** Extracted data entries **
═══

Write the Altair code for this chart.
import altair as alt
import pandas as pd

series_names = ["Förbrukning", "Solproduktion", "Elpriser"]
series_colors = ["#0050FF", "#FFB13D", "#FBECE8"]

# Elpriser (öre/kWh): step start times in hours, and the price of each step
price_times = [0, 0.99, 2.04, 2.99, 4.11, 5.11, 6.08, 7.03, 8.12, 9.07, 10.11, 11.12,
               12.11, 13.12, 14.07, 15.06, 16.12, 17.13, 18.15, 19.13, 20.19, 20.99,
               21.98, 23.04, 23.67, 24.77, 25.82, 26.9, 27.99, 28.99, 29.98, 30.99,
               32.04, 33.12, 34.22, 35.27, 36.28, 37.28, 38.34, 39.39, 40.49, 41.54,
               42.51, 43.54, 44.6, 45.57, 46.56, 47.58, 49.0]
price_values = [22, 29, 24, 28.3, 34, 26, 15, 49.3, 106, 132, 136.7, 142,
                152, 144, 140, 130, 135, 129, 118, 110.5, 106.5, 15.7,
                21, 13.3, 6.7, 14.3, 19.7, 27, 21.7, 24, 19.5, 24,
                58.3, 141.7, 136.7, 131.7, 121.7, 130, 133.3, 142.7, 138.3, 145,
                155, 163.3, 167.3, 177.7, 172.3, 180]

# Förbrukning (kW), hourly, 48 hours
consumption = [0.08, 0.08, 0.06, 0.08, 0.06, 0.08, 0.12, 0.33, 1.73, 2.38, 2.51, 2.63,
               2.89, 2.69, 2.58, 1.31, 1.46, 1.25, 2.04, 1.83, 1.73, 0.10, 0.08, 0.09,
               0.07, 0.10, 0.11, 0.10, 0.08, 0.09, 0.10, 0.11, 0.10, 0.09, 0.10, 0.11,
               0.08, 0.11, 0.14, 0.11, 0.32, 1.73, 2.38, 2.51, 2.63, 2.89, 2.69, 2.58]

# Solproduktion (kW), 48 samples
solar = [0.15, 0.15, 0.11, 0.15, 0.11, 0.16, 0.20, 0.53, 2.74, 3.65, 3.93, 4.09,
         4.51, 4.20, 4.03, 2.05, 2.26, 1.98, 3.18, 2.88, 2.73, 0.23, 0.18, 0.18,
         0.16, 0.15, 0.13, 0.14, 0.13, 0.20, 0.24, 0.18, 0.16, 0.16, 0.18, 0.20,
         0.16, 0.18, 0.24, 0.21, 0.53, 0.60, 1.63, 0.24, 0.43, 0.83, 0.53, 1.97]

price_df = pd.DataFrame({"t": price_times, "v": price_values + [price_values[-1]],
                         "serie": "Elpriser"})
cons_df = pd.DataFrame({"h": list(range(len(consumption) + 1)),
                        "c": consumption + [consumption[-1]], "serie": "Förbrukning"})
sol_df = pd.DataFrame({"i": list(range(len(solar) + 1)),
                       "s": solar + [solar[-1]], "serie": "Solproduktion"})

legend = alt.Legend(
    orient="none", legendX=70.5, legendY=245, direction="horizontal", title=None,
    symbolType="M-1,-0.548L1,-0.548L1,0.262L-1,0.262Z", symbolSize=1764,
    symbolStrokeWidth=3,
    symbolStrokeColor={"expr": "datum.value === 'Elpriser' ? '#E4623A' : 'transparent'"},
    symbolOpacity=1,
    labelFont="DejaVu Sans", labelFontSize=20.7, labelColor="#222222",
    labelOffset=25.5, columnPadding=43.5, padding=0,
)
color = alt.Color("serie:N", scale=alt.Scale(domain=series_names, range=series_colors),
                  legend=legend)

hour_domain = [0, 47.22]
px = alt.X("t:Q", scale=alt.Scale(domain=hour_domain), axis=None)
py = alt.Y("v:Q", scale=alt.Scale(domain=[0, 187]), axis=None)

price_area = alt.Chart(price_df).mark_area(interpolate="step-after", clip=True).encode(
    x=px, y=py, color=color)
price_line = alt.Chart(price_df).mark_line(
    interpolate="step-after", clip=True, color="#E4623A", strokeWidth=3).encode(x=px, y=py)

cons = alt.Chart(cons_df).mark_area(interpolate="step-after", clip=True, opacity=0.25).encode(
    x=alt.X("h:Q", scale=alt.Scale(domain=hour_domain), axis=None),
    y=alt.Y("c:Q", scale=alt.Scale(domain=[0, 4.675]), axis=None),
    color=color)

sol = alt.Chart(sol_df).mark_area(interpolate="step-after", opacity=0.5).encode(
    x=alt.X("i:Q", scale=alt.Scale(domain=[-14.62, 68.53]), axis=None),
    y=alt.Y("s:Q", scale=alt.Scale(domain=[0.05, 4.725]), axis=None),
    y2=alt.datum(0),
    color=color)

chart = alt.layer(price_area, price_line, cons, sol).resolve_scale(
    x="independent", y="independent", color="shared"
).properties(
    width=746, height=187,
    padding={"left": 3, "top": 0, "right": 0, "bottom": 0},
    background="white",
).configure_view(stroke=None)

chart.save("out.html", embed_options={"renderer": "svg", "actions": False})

═══

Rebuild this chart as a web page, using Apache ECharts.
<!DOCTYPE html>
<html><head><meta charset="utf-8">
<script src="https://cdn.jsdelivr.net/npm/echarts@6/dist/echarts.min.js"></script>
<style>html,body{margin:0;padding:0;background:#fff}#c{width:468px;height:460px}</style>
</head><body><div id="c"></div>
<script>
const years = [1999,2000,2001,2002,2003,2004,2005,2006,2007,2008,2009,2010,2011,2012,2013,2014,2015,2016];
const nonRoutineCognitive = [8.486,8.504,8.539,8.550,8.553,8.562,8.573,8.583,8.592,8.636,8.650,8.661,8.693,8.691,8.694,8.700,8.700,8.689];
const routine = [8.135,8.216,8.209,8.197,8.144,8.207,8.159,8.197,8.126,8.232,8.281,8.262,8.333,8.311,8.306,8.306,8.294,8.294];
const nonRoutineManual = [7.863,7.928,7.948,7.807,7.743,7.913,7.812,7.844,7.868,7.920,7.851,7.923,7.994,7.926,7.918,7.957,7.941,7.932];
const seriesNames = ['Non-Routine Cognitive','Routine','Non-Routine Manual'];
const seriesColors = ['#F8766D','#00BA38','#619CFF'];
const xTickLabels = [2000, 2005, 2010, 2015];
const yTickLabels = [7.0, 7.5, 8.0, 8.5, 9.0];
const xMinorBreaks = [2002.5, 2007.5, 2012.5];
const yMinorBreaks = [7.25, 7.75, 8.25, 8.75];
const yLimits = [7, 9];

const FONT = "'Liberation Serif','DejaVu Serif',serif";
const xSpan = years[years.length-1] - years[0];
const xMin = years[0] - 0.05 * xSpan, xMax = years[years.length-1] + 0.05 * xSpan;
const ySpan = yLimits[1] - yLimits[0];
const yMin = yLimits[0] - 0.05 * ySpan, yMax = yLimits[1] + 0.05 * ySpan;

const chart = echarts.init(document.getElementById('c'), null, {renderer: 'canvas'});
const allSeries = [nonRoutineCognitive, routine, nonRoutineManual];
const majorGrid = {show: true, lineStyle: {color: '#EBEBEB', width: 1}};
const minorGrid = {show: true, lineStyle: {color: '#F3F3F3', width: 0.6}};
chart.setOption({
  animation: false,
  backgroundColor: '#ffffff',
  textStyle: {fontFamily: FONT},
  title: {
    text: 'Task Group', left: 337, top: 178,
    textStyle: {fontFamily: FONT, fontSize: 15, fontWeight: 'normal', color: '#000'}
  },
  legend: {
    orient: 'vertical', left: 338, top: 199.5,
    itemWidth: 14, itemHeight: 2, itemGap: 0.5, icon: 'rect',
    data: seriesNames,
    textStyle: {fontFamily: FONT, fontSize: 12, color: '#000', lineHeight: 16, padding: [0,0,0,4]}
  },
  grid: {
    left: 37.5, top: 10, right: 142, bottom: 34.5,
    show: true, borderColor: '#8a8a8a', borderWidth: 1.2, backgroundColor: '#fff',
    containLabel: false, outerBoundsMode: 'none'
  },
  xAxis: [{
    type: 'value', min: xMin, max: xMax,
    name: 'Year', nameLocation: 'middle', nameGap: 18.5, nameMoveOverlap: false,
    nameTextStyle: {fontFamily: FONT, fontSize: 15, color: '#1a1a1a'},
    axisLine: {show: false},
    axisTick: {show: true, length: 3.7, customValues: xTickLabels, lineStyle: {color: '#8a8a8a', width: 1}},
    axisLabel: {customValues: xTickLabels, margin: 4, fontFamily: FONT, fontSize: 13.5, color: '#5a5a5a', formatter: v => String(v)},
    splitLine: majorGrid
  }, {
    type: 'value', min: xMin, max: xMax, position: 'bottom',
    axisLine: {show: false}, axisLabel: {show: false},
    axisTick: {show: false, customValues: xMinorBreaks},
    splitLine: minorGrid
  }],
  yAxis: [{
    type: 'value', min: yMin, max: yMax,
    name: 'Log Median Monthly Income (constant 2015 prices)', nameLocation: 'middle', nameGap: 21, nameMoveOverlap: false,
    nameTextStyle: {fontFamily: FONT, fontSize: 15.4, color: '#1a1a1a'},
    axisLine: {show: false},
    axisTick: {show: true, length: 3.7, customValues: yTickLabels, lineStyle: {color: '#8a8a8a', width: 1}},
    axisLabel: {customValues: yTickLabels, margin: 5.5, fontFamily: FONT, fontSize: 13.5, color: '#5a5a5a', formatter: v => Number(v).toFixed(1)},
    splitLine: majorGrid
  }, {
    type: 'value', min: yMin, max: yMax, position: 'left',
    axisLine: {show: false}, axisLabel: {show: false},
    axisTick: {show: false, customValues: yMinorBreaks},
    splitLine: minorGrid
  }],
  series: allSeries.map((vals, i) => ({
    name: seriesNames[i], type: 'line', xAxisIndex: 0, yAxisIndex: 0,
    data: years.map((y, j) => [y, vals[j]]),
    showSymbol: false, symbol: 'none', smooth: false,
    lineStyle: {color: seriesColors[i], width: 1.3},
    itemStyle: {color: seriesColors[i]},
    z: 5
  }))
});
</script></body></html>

═══

** WHAT IS REQUIRED **
The lines to return run from the one containing "Write the Altair code for this chart." down to the one containing "0.83, 0.53, 1.97]"; give them exactly, both included, and no others.

** EXERCISE RESPONSE **
Write the Altair code for this chart.
import altair as alt
import pandas as pd

series_names = ["Förbrukning", "Solproduktion", "Elpriser"]
series_colors = ["#0050FF", "#FFB13D", "#FBECE8"]

# Elpriser (öre/kWh): step start times in hours, and the price of each step
price_times = [0, 0.99, 2.04, 2.99, 4.11, 5.11, 6.08, 7.03, 8.12, 9.07, 10.11, 11.12,
               12.11, 13.12, 14.07, 15.06, 16.12, 17.13, 18.15, 19.13, 20.19, 20.99,
               21.98, 23.04, 23.67, 24.77, 25.82, 26.9, 27.99, 28.99, 29.98, 30.99,
               32.04, 33.12, 34.22, 35.27, 36.28, 37.28, 38.34, 39.39, 40.49, 41.54,
               42.51, 43.54, 44.6, 45.57, 46.56, 47.58, 49.0]
price_values = [22, 29, 24, 28.3, 34, 26, 15, 49.3, 106, 132, 136.7, 142,
                152, 144, 140, 130, 135, 129, 118, 110.5, 106.5, 15.7,
                21, 13.3, 6.7, 14.3, 19.7, 27, 21.7, 24, 19.5, 24,
                58.3, 141.7, 136.7, 131.7, 121.7, 130, 133.3, 142.7, 138.3, 145,
                155, 163.3, 167.3, 177.7, 172.3, 180]

# Förbrukning (kW), hourly, 48 hours
consumption = [0.08, 0.08, 0.06, 0.08, 0.06, 0.08, 0.12, 0.33, 1.73, 2.38, 2.51, 2.63,
               2.89, 2.69, 2.58, 1.31, 1.46, 1.25, 2.04, 1.83, 1.73, 0.10, 0.08, 0.09,
               0.07, 0.10, 0.11, 0.10, 0.08, 0.09, 0.10, 0.11, 0.10, 0.09, 0.10, 0.11,
               0.08, 0.11, 0.14, 0.11, 0.32, 1.73, 2.38, 2.51, 2.63, 2.89, 2.69, 2.58]

# Solproduktion (kW), 48 samples
solar = [0.15, 0.15, 0.11, 0.15, 0.11, 0.16, 0.20, 0.53, 2.74, 3.65, 3.93, 4.09,
         4.51, 4.20, 4.03, 2.05, 2.26, 1.98, 3.18, 2.88, 2.73, 0.23, 0.18, 0.18,
         0.16, 0.15, 0.13, 0.14, 0.13, 0.20, 0.24, 0.18, 0.16, 0.16, 0.18, 0.20,
         0.16, 0.18, 0.24, 0.21, 0.53, 0.60, 1.63, 0.24, 0.43, 0.83, 0.53, 1.97]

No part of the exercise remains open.